Open Space Technology, uno spazio digitale per favorire la comunicazione attraverso l’arte
Una metodologia che permette la creazione di uno spazio digitale sicuro, dove potersi esprimere in libertà: è il risultato del progetto europeo “In My Art”, che per due anni ha coinvolto sette organizzazioni in sei paesi europei. L’obiettivo? Dare ai giovani gli strumenti necessari per favorire l’inclusione sociale e una comunità interculturale
L’arte è un linguaggio universale capace di superare ogni barriera. È questo il principio da cui parte il progetto europeo “In My Art”, che per due anni ha coinvolto sette organizzazioni in sei paesi europei con l’obiettivo di dare ai giovani gli strumenti necessari per agire a favore dell’inclusione sociale e di una comunità interculturale, specialmente nei contesti dove i migranti hanno minori opportunità di essere coinvolti come cittadini attivi. Il progetto, che è cominciato a inizio 2020 e si è concluso lo scorso dicembre, si è però dovuto misurare con le distanze imposte dalla pandemia: e allora come riorganizzare le attività, che si sarebbero dovute svolgere parallelamente in Italia, Gran Bretagna, Francia, Germania, Grecia e Spagna? È stata sperimentata così la metodologia Open Space Technology, che si basa sulla creazione online di uno spazio sicuro dove potersi esprimere in libertà.
“Immaginate un’organizzazione che fonda i suoi legami nei momenti in cui si canta insieme, si danza insieme, si mangia insieme – spiega Bianca Arnold, coordinatrice del progetto per l’associazione Arte Migrante di Bologna, che insieme alla capofila Per Esempio ha portato avanti “In My Art” in Italia –. Come trasmettere tutta quella energia attraverso uno schermo? Era una sfida molto complessa, e ci siamo interrogati a lungo su come riadattare il nostro progetto in base alle nuove regole imposte dall’emergenza sanitaria. E così è nata l’idea della Open Space Technology”.

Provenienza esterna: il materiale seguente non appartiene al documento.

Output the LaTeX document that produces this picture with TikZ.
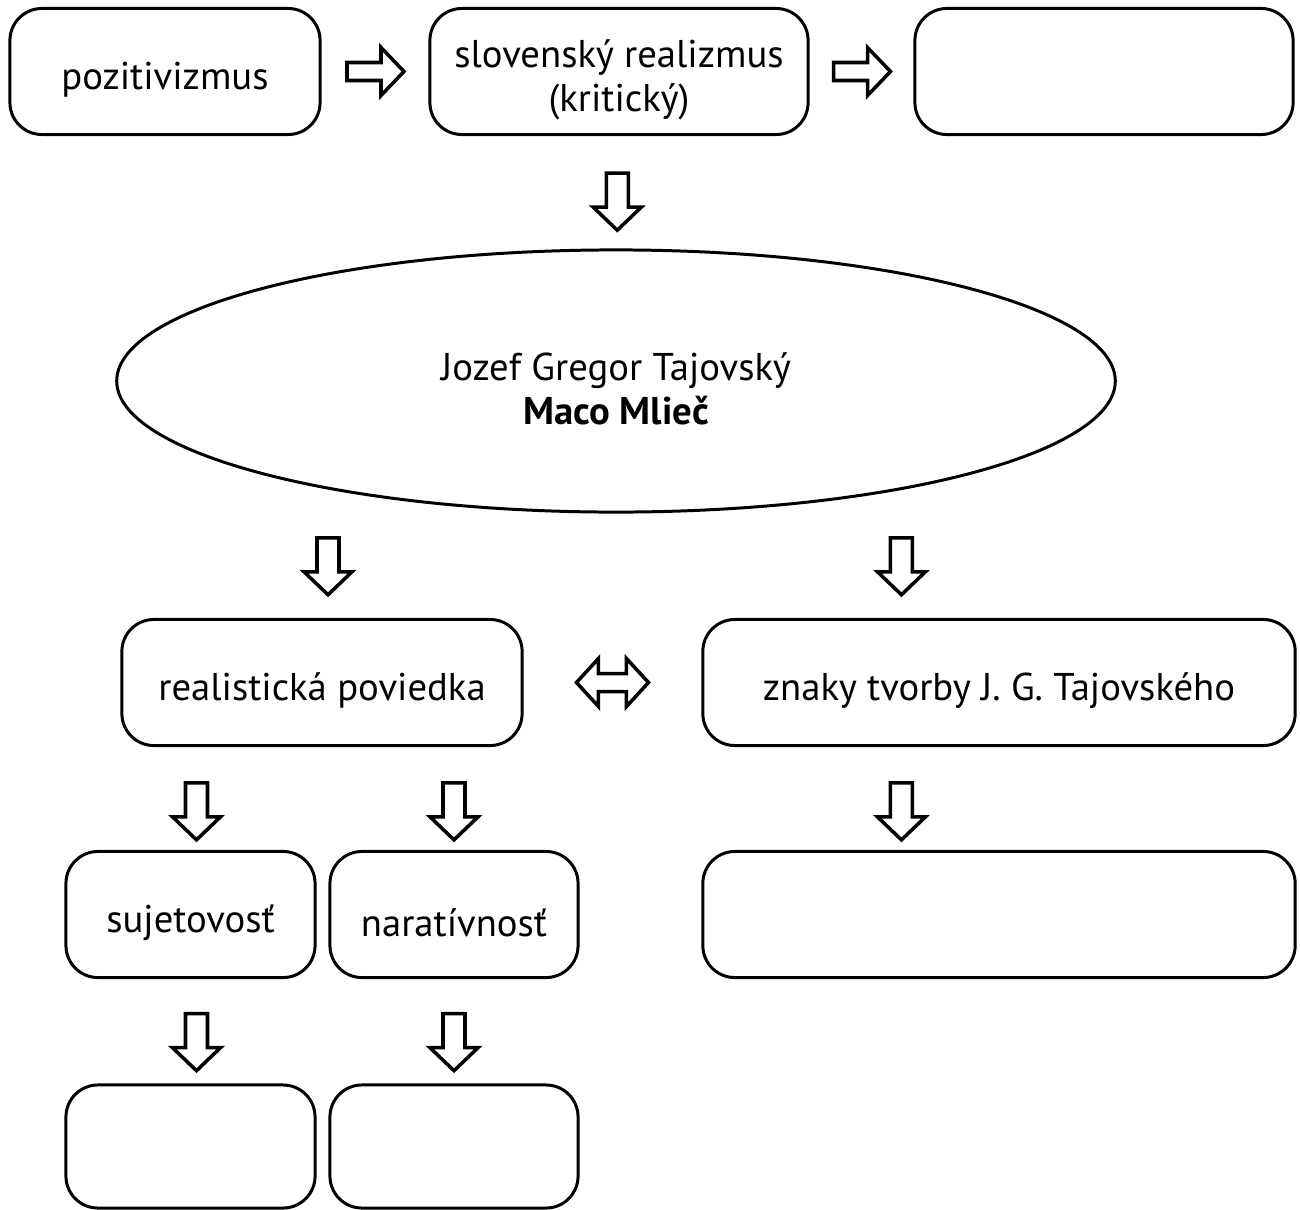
\documentclass[tikz,border=0pt]{standalone}
\usepackage{fontspec}
\setmainfont{PT Sans}
\usetikzlibrary{shapes.geometric,calc}

\newcommand\upstrut{\rule{0pt}{0.44cm}}

\tikzset{
  box/.style={draw, line width=0.85pt, rounded corners=0.32cm, align=center, inner sep=0pt, minimum height=1.26cm},
  arrowline/.style={draw, line width=1pt, fill=white, line join=miter},
  downarr/.pic={\path[arrowline] (-11,-28) -- (11,-28) -- (11,6) -- (24,6) -- (0,29) -- (-24,6) -- (-11,6) -- cycle;},
  rightarr/.pic={\path[arrowline] (-28,-9) -- (6,-9) -- (6,-24) -- (29,0) -- (6,24) -- (6,9) -- (-28,9) -- cycle;},
  botharr/.pic={\path[arrowline] (-14,-9) -- (14,-9) -- (14,-24) -- (36,0) -- (14,24) -- (14,9) -- (-14,9) -- (-14,24) -- (-36,0) -- (-14,-24) -- cycle;}
}

\begin{document}
\begin{tikzpicture}[x=0.01cm, y=-0.01cm, font=\fontsize{11}{12.6}\selectfont]
\useasboundingbox (0,0) rectangle (1300,1209);

% top row
\node[box, minimum width=3.10cm] (pozit) at (165,71.5) {\upstrut pozitivizmus};
\node[box, minimum width=3.78cm] (slovreal) at (619,71.5) {\upstrut slovenský realizmus\\(kritický)};
\node[box, minimum width=3.78cm] (topempty) at (1104,71.5) {};

% author and work
\node[draw, ellipse, line width=0.85pt, inner sep=0pt, align=center, minimum width=9.98cm, minimum height=2.62cm] (jgt) at (616,381)
  {\upstrut Jozef Gregor Tajovský\\\textbf{Maco Mlieč}};

% middle row
\node[box, minimum width=4.00cm] (poviedka) at (322,682.5) {\upstrut realistická poviedka};
\node[box, minimum width=5.92cm] (znaky) at (999,682.5) {\upstrut znaky tvorby J. G. Tajovského};

% lower rows
\node[box, minimum width=2.49cm] (sujet) at (190.5,914.5) {\upstrut sujetovosť};
\node[box, minimum width=2.48cm] (narat) at (454,914.5) {\upstrut naratívnosť};
\node[box, minimum width=5.92cm] (znakyempty) at (999,914.5) {};
\node[box, minimum width=2.49cm, minimum height=1.23cm] (sujetempty) at (190.5,1146.5) {};
\node[box, minimum width=2.48cm, minimum height=1.23cm] (naratempty) at (454,1146.5) {};

% block arrows
\pic at ($(pozit.east)!0.5!(slovreal.west)$) {rightarr};
\pic at ($(slovreal.east)!0.5!(topempty.west)$) {rightarr};
\pic at ($(slovreal.south)!0.58!(jgt.north)$) {downarr};
\coordinate (povtop) at ([xshift=0.06cm]poviedka.north);
\coordinate (znatop) at ([xshift=2.00cm]znaky.north west);
\pic at ($(povtop)!0.5!(povtop |- jgt.south)$) {downarr};
\pic at ($(znatop)!0.5!(znatop |- jgt.south)$) {downarr};
\pic at ($(poviedka.east)!0.5!(znaky.west)$) {botharr};
\pic at ($([xshift=0.06cm]sujet.north |- poviedka.south)!0.62!([xshift=0.06cm]sujet.north)$) {downarr};
\pic at ($(narat.north |- poviedka.south)!0.62!(narat.north)$) {downarr};
\coordinate (znabot) at ([xshift=2.00cm]znakyempty.north west);
\pic at ($(znabot |- znaky.south)!0.62!(znabot)$) {downarr};
\pic at ($([xshift=0.06cm]sujetempty.north |- sujet.south)!0.6!([xshift=0.06cm]sujetempty.north)$) {downarr};
\pic at ($(naratempty.north |- narat.south)!0.6!(naratempty.north)$) {downarr};
\end{tikzpicture}
\end{document}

In ogni paese c’era un team di giovani dai 16 ai 26 anni che ha lavorato sul tema dell’intercultura, per riflettere su cosa voglia dire inclusione e su come l’arte possa avere un ruolo in essa. Per farlo, sono stati utilizzati tanti linguaggi artistici: la musica, la pittura, il teatro, la poesia, la danza. “Abbiamo coinvolto migranti, senza dimora, persone disabili o con difficoltà economiche – racconta Arnold –. Dal 2012 l’associazione Arte Migrante organizza serate di incontro e scambio tra persone di origine, età, religione e cultura diversa: questa sarà un’occasione per arricchire il lavoro fatto in questi anni e ideare nuovi progetti e attività”.
Per confrontarsi, è stata utilizzata la piattaforma Zoom, cominciando da una domanda di partenza: quali azioni servono in futuro per promuovere l’inclusione tra i giovani? Per rispondere, il brainstorming è avvenuto attraverso le Artemigrantine, un mazzo di carte illustrate ideato direttamente dall’associazione Arte Migrante per favorire la riflessione e la comunicazione anche non verbale. Nella fase due, i partecipanti sono stati divisi in gruppi a seconda del tema che volevano discutere, e per ogni gruppo è stata creata una “stanza” virtuale in cui poter continuare ad approfondire la questione. In qualsiasi momento c’era la possibilità di cambiare stanza, e dunque partecipare al confronto su una tematica diversa. Fase 3: ci si è riuniti tutti insieme, riportando al gruppo completo le conclusioni delle singole stanze.
“Grazie a questo metodo, abbiamo imparato un nuovo modo di comunicare – conclude Arnold –. Abbiamo scoperto di dover migliorare le nostre conoscenze informatiche e digitali, se vogliamo mantenere vivi i legami anche durante questa pandemia. Ma soprattutto, alla fine abbiamo deciso di lasciare aperto questo ‘open space’, in modo da portare avanti in modo costante la discussione e i miglioramenti alle nostre attività. Quando i venti del cambiamento hanno scosso il gruppo, all’inizio ci siamo sentiti persi e confusi: l’unico modo per mantenere la rotta è stato proprio quello di costruire uno spazio per parlare, scambiarci dubbi e soluzioni, e continuare a navigare insieme nonostante le distanze”.